A class can explicitly implements an interface for a checked contract, just as in PHP — but remember structural typing means a class need not declare implements to be usable where the interface is expected. The implements clause simply asks the compiler to verify the class really has the shape.

TypeScript enums and PHP 8.1 backed enums are close cousins: both name a fixed set of cases with backing values, read via Status.Active / Status::Active. A difference to note: a TypeScript enum emits real runtime code (it is not erased), whereas most TS types vanish at compile time.

TypeScript often models a fixed set with a literal union type like "north" | "south" instead of an enum — it adds no runtime code and any plain string in the set is accepted, while anything outside it is a compile error. This idiom has no PHP equivalent; PHP reaches for an enum.

The try/catch/finally structure matches PHP's, but with a twist: in TypeScript the caught value is typed unknown (because JavaScript can throw any value, not just exceptions), so you narrow or assert it — (error as Error).message — before reading .message.

Custom errors subclass Error (PHP's Exception), but you usually catch a single error and discriminate with instanceof, since JavaScript's catch cannot filter by type the way PHP's typed catch (ValidationError $error) can. Setting this.name is conventional for readable stack traces.

Async is built into the language and its types: an async function returns a Promise<T>, and await unwraps it without blocking the single thread. PHP has no native equivalent — concurrency needs Fibers or an extension like Swoole — so this is a real capability gap, with the type system tracking the Promise for you. (Modern runtimes also allow await at the top level of a module.)
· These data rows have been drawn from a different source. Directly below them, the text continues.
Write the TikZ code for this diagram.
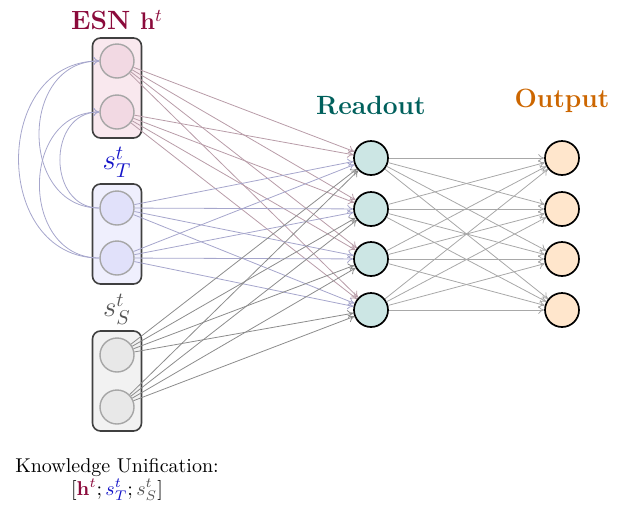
\documentclass[tikz,border=0pt]{standalone}
\usepackage{amsmath}
\usetikzlibrary{arrows.meta}
\definecolor{esnc}{HTML}{8B0A3B}
\definecolor{esnbox}{HTML}{F9E8EE}
\definecolor{esncirc}{HTML}{F2D9E3}
\definecolor{esnline}{HTML}{B89CA8}
\definecolor{stc}{HTML}{1414C8}
\definecolor{stbox}{HTML}{EFEFFD}
\definecolor{stcirc}{HTML}{E1E1FA}
\definecolor{stline}{HTML}{A6A6CC}
\definecolor{ssc}{HTML}{555555}
\definecolor{ssbox}{HTML}{F2F2F2}
\definecolor{sscirc}{HTML}{E8E8E8}
\definecolor{ssline}{HTML}{8C8C8C}
\definecolor{roc}{HTML}{00605C}
\definecolor{rofill}{HTML}{CCE6E4}
\definecolor{outc}{HTML}{CC6600}
\definecolor{outfill}{HTML}{FFE6CC}
\definecolor{roline}{HTML}{A8A8A8}
\begin{document}
\begin{tikzpicture}[x=0.5pt,y=-0.5pt,
  grpbox/.style={draw=black!75,line width=0.8pt,rounded corners=4pt,minimum width=24.5pt,minimum height=50pt,inner sep=0pt},
  incirc/.style={circle,draw=black!35,line width=0.7pt,minimum size=17pt,inner sep=0pt},
  outcirc/.style={circle,draw=black,line width=0.85pt,minimum size=17pt,inner sep=0pt},
  conn/.style={line width=0.4pt,-{To[length=3pt,width=4pt]}},
  ttl/.style={font=\fontsize{13.2}{15}\selectfont\bfseries},
  lbl/.style={font=\Large}]
\useasboundingbox (0,0) rectangle (619,504);
% group boxes
\node[grpbox,fill=esnbox] (be) at (117,88) {};
\node[grpbox,fill=stbox] (bt) at (117,234) {};
\node[grpbox,fill=ssbox] (bs) at (117,381) {};
% inner circles
\node[incirc,fill=esncirc] (e1) at (117,61) {};
\node[incirc,fill=esncirc] (e2) at (117,112) {};
\node[incirc,fill=stcirc] (t1) at (117,208) {};
\node[incirc,fill=stcirc] (t2) at (117,258) {};
\node[incirc,fill=sscirc] (s1) at (117,355) {};
\node[incirc,fill=sscirc] (s2) at (117,407) {};
% readout and output
\foreach \i/\yy in {1/158,2/209,3/259,4/310}{
  \node[outcirc,fill=rofill] (r\i) at (371,\yy) {};
  \node[outcirc,fill=outfill] (o\i) at (562,\yy) {};
}
% titles
\node[ttl,text=esnc] (te) at (117,20) {ESN $\mathbf{h}^{t}$};
\node[lbl,text=stc] (tt) at (117,162) {$s_T^t$};
\node[lbl,text=ssc] (ts) at (117,309) {$s_S^t$};
\node[ttl,text=roc] (tr) at (371,105) {Readout};
\node[ttl,text=outc] (to) at (562,101) {Output};
\node (ku) at (117,467) {Knowledge Unification:};
\node (kf) at (117,490) {$[\textcolor{esnc}{\mathbf{h}^{t}};\textcolor{stc}{s_T^t};\textcolor{ssc}{s_S^t}]$};
% connections to readout
\foreach \s in {e1,e2}{\foreach \i in {1,2,3,4}{\draw[conn,esnline] (\s) -- (r\i);}}
\foreach \s in {t1,t2}{\foreach \i in {1,2,3,4}{\draw[conn,stline] (\s) -- (r\i);}}
\foreach \s in {s1,s2}{\foreach \i in {1,2,3,4}{\draw[conn,ssline] (\s) -- (r\i);}}
\foreach \i in {1,2,3,4}{\foreach \j in {1,2,3,4}{\draw[conn,roline] (r\i) -- (o\j);}}
% recurrent connections
\foreach \s in {t1,t2}{\foreach \d in {e1,e2}{
  \draw[conn,stline] (\s) to[out=180,in=180,looseness=1.4] (\d);}}
\end{tikzpicture}
\end{document}
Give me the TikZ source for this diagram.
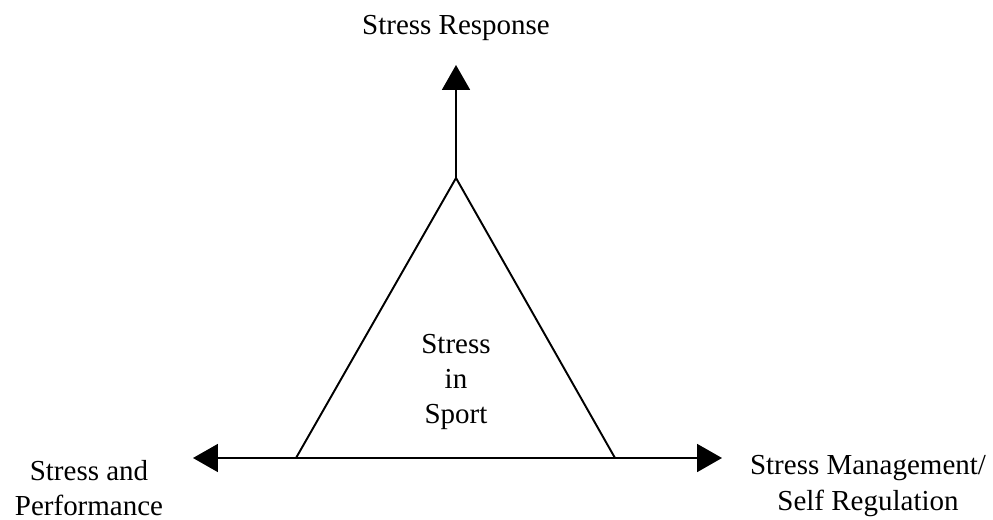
\documentclass[tikz,border=0pt]{standalone}
\usepackage{fontspec}
\setmainfont{Liberation Serif}
\usepackage{tikz}
\usetikzlibrary{arrows.meta, positioning}
\tikzset{
    label/.style={align=center, inner sep=0pt, font=\fontsize{16.5}{20}\selectfont},
    edge/.style={line width=1.1pt},
    arrow/.style={line width=1.1pt, -{Triangle[length=0.5cm, width=0.56cm]}},
    twoway/.style={line width=1.1pt, {Triangle[length=0.5cm, width=0.56cm]}-{Triangle[length=0.5cm, width=0.56cm]}}
}

\begin{document}
\begin{tikzpicture}[x=0.02cm, y=-0.02cm]
    \useasboundingbox (0,0) rectangle (993,520);

    % Triangle corners
    \coordinate (apex) at (456,178);
    \coordinate (left) at (296,458);
    \coordinate (right) at (615,458);

    % Arrow ends
    \coordinate (top) at (456,65);
    \coordinate (west) at (193,458);
    \coordinate (east) at (722,458);

    % Labels
    \node[label] (response) at (456,28) {Stress Response};
    \node[label] (sport) at (456,382) {Stress\\in\\Sport};
    \node[label] (performance) at (89,488) {Stress and\\Performance};
    \node[label] (management) at (868,486) {Stress Management/\\Self Regulation};

    % Triangle
    \draw[edge] (left) -- (apex) -- (right);

    % Arrows
    \draw[arrow] (apex) -- (top);
    \draw[twoway] (west) -- (east);
\end{tikzpicture}
\end{document}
Promise.all runs several async operations concurrently and resolves to an array of their results — structured concurrency PHP can only reach with an event-loop library. TypeScript types the result precisely: Promise.all over Promise<number> values yields a number[].
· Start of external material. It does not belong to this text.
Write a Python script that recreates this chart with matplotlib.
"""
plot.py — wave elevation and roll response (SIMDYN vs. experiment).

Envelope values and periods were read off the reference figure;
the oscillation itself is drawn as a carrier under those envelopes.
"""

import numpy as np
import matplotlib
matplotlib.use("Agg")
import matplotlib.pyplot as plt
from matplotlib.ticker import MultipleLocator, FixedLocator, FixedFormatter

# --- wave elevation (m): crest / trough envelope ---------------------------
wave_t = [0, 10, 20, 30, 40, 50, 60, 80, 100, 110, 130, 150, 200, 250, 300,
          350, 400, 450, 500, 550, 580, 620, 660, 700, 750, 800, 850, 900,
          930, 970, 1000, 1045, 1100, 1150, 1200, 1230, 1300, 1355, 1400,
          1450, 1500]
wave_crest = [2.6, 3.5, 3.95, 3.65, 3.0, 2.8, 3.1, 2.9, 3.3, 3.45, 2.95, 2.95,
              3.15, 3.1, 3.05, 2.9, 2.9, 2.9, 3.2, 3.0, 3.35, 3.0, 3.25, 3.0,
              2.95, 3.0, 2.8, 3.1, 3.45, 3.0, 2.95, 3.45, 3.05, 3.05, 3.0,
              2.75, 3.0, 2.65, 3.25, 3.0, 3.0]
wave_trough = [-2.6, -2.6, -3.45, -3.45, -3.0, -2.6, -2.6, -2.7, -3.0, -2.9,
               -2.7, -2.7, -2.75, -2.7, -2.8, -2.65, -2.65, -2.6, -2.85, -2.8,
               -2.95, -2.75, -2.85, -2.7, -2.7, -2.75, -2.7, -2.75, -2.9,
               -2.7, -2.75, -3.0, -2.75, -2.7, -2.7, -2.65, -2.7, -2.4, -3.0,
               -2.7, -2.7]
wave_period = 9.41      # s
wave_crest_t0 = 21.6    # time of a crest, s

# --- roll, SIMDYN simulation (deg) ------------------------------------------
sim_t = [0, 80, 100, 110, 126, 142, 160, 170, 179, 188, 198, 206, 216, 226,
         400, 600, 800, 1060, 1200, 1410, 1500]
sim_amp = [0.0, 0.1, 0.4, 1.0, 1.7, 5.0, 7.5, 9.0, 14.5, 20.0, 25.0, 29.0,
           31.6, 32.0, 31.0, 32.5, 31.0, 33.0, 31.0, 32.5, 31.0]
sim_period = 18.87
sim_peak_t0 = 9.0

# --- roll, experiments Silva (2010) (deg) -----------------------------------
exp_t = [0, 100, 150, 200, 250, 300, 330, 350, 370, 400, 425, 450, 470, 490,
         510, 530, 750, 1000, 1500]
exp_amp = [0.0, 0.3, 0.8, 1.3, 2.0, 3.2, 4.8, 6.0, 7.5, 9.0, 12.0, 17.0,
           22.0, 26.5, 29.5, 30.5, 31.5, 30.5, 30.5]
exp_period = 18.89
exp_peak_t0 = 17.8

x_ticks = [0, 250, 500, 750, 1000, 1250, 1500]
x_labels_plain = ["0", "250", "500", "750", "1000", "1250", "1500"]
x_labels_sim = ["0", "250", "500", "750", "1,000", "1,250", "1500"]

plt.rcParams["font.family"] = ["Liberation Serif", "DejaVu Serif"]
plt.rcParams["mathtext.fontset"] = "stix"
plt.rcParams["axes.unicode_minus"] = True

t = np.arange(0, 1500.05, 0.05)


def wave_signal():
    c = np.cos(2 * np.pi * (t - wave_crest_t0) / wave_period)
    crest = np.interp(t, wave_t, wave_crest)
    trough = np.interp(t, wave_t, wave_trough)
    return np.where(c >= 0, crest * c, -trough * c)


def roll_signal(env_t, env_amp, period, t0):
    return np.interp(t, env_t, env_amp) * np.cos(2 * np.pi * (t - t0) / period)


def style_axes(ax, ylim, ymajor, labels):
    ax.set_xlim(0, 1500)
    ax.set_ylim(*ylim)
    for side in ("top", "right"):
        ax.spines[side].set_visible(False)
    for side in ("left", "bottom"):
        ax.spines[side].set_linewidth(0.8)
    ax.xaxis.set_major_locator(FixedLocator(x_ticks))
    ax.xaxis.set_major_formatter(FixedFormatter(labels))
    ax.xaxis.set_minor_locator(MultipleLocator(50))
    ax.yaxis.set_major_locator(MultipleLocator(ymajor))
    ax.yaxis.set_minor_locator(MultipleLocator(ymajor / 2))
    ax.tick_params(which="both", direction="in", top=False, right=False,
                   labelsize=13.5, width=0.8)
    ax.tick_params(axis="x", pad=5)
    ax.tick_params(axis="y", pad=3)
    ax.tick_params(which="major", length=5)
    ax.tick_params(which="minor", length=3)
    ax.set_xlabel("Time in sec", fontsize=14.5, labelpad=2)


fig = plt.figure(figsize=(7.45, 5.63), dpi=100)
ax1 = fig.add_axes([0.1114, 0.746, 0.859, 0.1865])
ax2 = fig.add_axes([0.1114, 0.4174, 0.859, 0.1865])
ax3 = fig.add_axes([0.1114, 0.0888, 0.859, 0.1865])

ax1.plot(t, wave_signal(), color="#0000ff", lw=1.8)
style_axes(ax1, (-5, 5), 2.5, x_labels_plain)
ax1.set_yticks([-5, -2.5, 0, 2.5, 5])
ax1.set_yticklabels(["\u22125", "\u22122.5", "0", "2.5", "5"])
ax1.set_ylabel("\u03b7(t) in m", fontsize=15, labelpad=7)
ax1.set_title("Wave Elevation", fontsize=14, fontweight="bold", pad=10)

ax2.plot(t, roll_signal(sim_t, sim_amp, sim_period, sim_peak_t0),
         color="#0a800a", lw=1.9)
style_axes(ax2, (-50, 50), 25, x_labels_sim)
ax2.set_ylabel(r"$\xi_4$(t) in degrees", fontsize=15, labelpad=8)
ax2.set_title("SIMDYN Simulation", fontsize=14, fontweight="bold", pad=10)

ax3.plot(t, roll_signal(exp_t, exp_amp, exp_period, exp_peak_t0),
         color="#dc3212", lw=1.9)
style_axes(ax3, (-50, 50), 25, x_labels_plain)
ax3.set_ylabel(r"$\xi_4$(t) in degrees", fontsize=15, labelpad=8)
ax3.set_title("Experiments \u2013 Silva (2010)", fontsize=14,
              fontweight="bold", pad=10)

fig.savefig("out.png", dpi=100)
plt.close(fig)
The most important mental shift: TypeScript types are erased and never checked while the program runs. Bad data entering through any, JSON.parse, or a network response will not throw a type error the way PHP's runtime-checked declarations would. Validate external data at the boundary (e.g. with Zod) — the compiler cannot.

Both languages have loose == and strict ===, and the advice is the same: prefer ===. JavaScript's == coercion rules are even more surprising than PHP's (and PHP 8 already tamed its worst cases), so treat == as a code smell and reach for === by default.

Where PHP has a single null, JavaScript has two empties: undefined (a variable or property never given a value) and null (an explicit "no value"). A missing object property reads as undefined, not null. Both ?? and ?. treat the two together, which is why they are the safe tools here.

A crucial reversal: PHP arrays are value types, so $copy = $original duplicates them, whereas JavaScript arrays and objects are references, so alias = original makes two names for one value. Copy with the spread operator [...original] / {...object}, remembering it is shallow.